Task directions | Print exactly, please, the lines from the top of the entries below up to and including the line with "carrizo = [4.06, 0.82, 0.94, 0.60, 1.01, 1.33, 1.16]", and nothing else; pictures are excluded.

[Dataset entries]
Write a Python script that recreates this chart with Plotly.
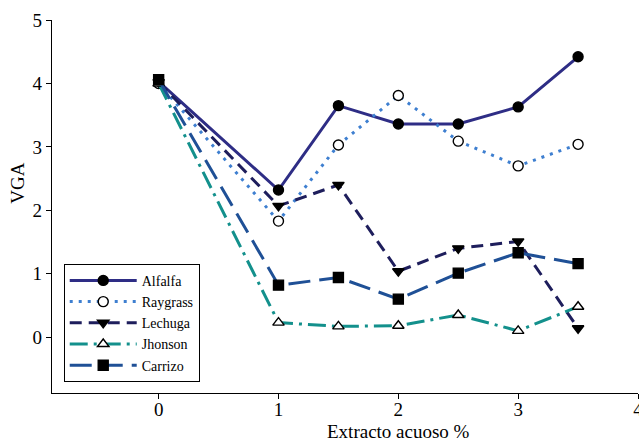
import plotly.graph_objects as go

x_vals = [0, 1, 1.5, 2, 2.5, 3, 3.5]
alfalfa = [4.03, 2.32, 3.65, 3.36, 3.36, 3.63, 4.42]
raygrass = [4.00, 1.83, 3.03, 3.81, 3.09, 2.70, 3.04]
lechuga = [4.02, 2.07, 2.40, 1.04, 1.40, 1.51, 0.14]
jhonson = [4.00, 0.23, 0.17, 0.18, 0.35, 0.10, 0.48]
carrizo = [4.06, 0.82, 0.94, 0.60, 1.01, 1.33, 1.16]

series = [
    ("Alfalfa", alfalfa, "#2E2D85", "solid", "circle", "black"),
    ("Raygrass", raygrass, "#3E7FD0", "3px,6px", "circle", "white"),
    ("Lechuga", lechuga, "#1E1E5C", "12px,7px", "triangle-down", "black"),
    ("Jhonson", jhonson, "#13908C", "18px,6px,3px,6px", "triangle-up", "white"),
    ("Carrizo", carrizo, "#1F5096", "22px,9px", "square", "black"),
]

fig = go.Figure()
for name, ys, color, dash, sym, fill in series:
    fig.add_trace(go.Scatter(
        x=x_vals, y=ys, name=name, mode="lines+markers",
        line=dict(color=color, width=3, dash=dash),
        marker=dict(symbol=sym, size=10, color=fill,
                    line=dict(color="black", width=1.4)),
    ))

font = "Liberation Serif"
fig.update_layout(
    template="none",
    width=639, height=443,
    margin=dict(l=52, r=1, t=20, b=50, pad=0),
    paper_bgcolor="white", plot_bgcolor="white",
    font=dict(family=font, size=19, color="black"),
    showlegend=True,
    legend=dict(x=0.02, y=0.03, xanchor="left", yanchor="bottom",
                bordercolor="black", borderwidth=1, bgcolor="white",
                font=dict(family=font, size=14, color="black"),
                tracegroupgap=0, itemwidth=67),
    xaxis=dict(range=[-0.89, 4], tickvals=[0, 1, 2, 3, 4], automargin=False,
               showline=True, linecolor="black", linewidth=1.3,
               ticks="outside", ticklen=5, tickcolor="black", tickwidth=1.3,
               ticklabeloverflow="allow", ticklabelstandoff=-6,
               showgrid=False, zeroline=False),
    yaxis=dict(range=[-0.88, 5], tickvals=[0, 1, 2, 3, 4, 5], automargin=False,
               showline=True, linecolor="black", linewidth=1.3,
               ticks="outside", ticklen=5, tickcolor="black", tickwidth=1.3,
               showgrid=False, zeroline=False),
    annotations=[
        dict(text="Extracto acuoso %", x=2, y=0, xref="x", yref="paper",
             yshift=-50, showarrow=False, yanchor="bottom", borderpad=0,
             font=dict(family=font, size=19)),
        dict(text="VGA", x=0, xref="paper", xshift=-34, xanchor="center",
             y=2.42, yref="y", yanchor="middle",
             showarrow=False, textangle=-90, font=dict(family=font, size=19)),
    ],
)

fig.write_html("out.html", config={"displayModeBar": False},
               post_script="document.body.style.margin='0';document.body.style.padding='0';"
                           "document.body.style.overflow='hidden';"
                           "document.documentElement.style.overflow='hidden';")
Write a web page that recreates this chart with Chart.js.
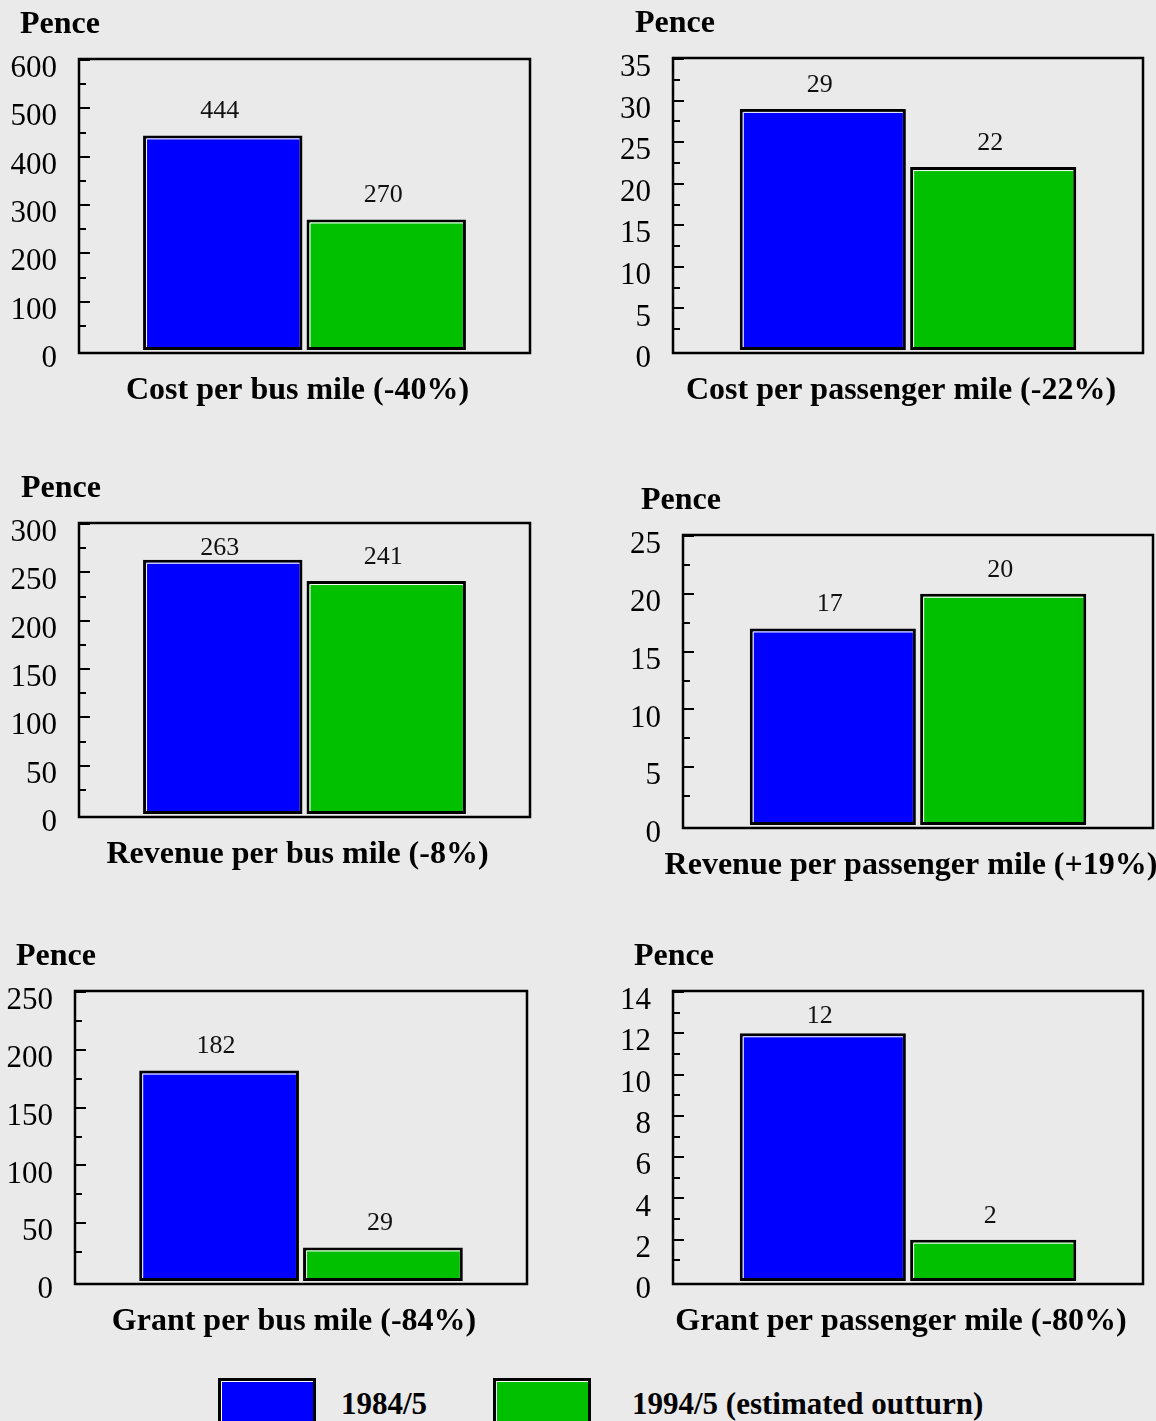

Answer |
Write a Python script that recreates this chart with Plotly.
import plotly.graph_objects as go

x_vals = [0, 1, 1.5, 2, 2.5, 3, 3.5]
alfalfa = [4.03, 2.32, 3.65, 3.36, 3.36, 3.63, 4.42]
raygrass = [4.00, 1.83, 3.03, 3.81, 3.09, 2.70, 3.04]
lechuga = [4.02, 2.07, 2.40, 1.04, 1.40, 1.51, 0.14]
jhonson = [4.00, 0.23, 0.17, 0.18, 0.35, 0.10, 0.48]
carrizo = [4.06, 0.82, 0.94, 0.60, 1.01, 1.33, 1.16]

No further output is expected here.